The leadership of Mortgage Bankers Association of Nigeria (MBAN) says things are happening that are bringing changes in mortgage financing in Nigeria, noting that these changes are impacting positively on the country’s housing sector.

They point out, however, that macro-economic problems, notably, inflation and interest rates remain, exerting pressure and limiting the full realization of the sector’s growth potential.

Nigeria has been grappling with a galloping inflation that once peaked at 34.80 percent. This was made worse by the removal of petrol subsidy by the President Bola Tinubu administration, pushing commodity prices to levels never seen before in the country.

Interest rate also climbed progressively as the Central Bank deployed stringent monetary polices to tame inflation with little or no positive outcome in the short-term. Whether the story is about mortgage or commercial loans, the interest rate was high, dangling between 27 and 30 percent for short-tenured loans.

“But things seem to be slowing down a bit. Inflation is going down. And rates are also going down,” Ayo Olowookere, president of MBAN, noted recently during a courtesy visit to the BusinessDay Head Office in Ikoyi, Lagos.

He however projected two to three years before rates get back to 2022 levels, noting that on the long-term financing and low-rate side, the federal government is actually doing a lot.
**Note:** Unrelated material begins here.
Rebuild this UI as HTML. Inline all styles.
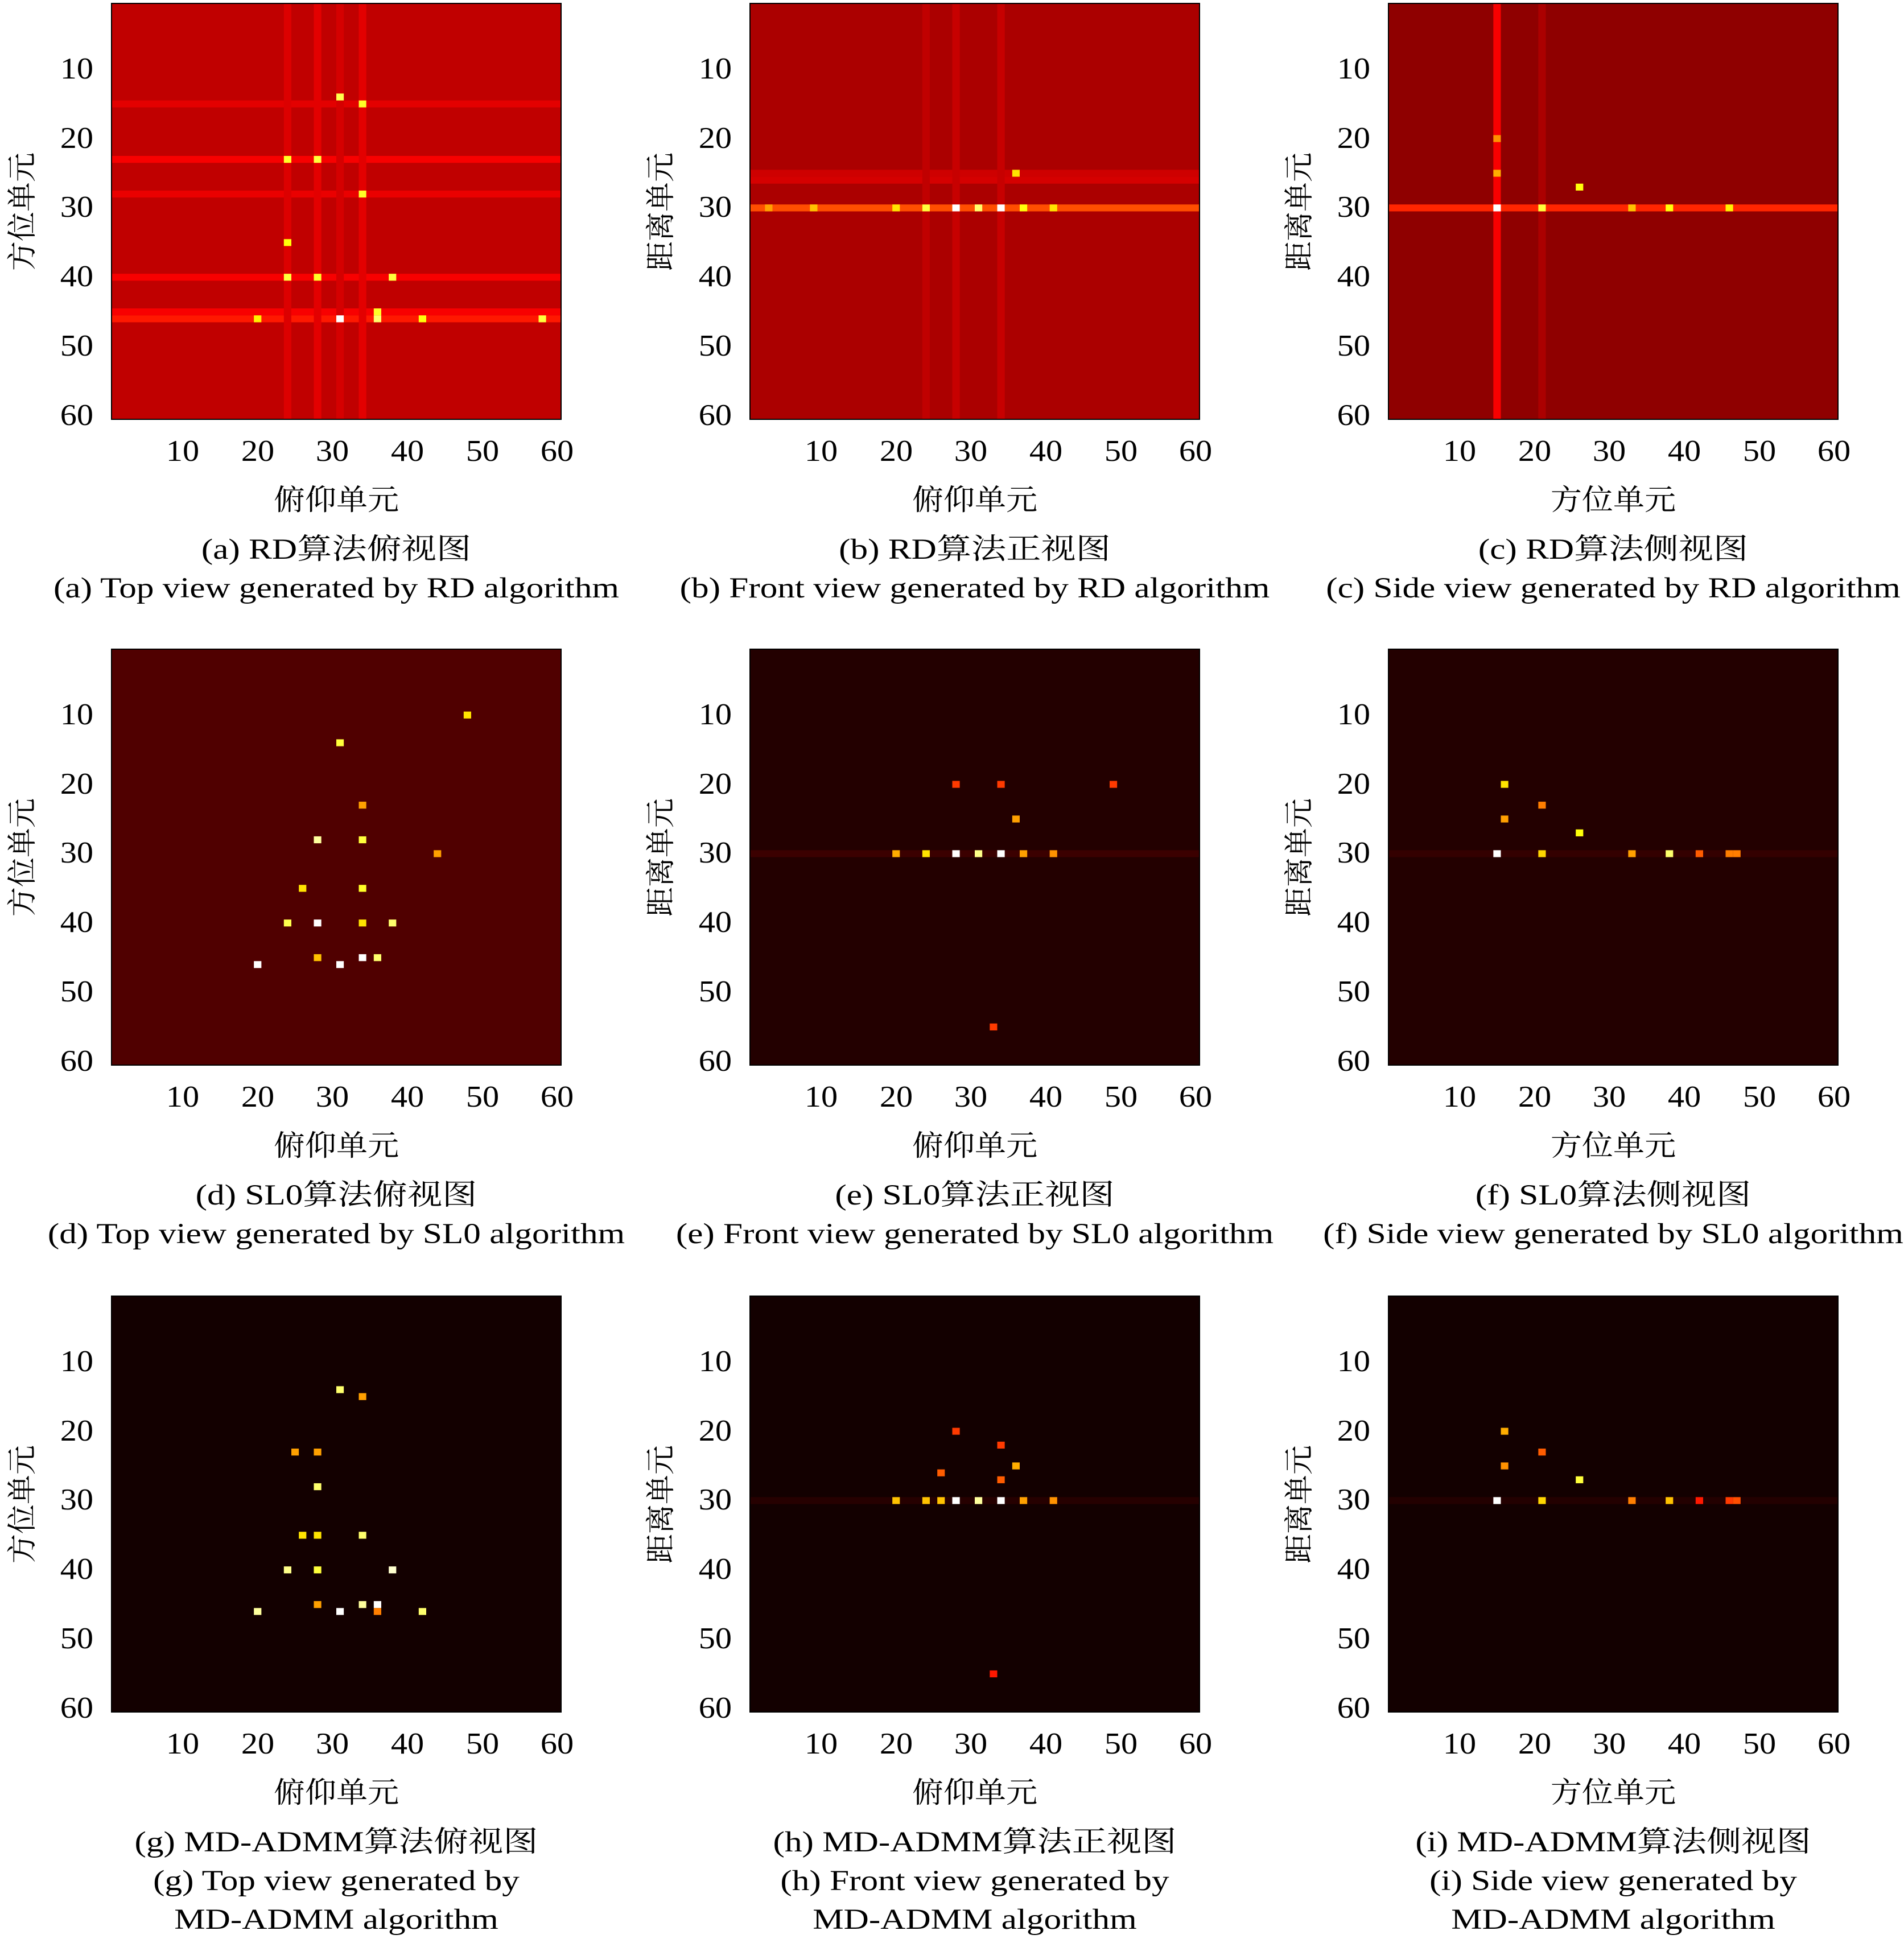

“We had a federal mortgage bank of Nigeria (FMBN)-supervised National Housing Fund (NHF) that gave loans at 6 percent which did not make much impact because the maximum loan you could do was N15 million,” Olowookere recalled.

Today, you have the Family Homes Fund created by the federal government and funded by the African Development Bank (AfDB). There’s a sovereign guarantee of the federal government behind it.

“There is the Ministry of Finance Incorporated (MOFI) Real Estate Fund (MREIF). It is a N1.5 trillion real estate investment fund managed by ARM Managers. Currently they’re holding N250 billion, comprising N150 billion from the government and N100 billion from pension funds.

So, they give the money out to mortgage banks at 9 percent interest rate while the mortgage banks give it out at 12 percent. So, we now have a 12 percent mortgage with 20 years repayment tenor,” Olowookere disclosed.

He noted that though a lot of things are happening, what is not happening is coordination and putting the information out the right way, adding that as a mortgage banking association, they are a market mediation association whose job is advocacy.

They advocate in a way to push those having these funds to do things the right way—be more aggressive and more proactive because, if not, they will sit down with the money.

“Before they started disbursing MREIF, the money has been with them since November. The NHF fund has been there. The Family Home Funds have been there. So, our plan is to work with all these agencies of governments so as to have focus and a sense of direction,” he said.

He pointed out the advantage of taking an MREIF loan, saying, “for a mortgage of N30 million for 12 years, your monthly repayment is as low as 280,000. So over 15 years, you have up to N200,000 differential monthly repayments.”

He disclosed that MBAN is planning a Roundtable and the purpose is to bring the critical stakeholders to the table. It’s not a conference; it’s not a summit. “We have listed just three critical stakeholders, including the ministries of Finance, Housing, and Trade and Investment. We have approached them and they are interested in coming to the table.

Other stakeholders are the CBN, FMBN, NMRC. MREIF, Family Home Funds, Federal Housing Authority, REDAN. And PENCOM and our media partners,” he said.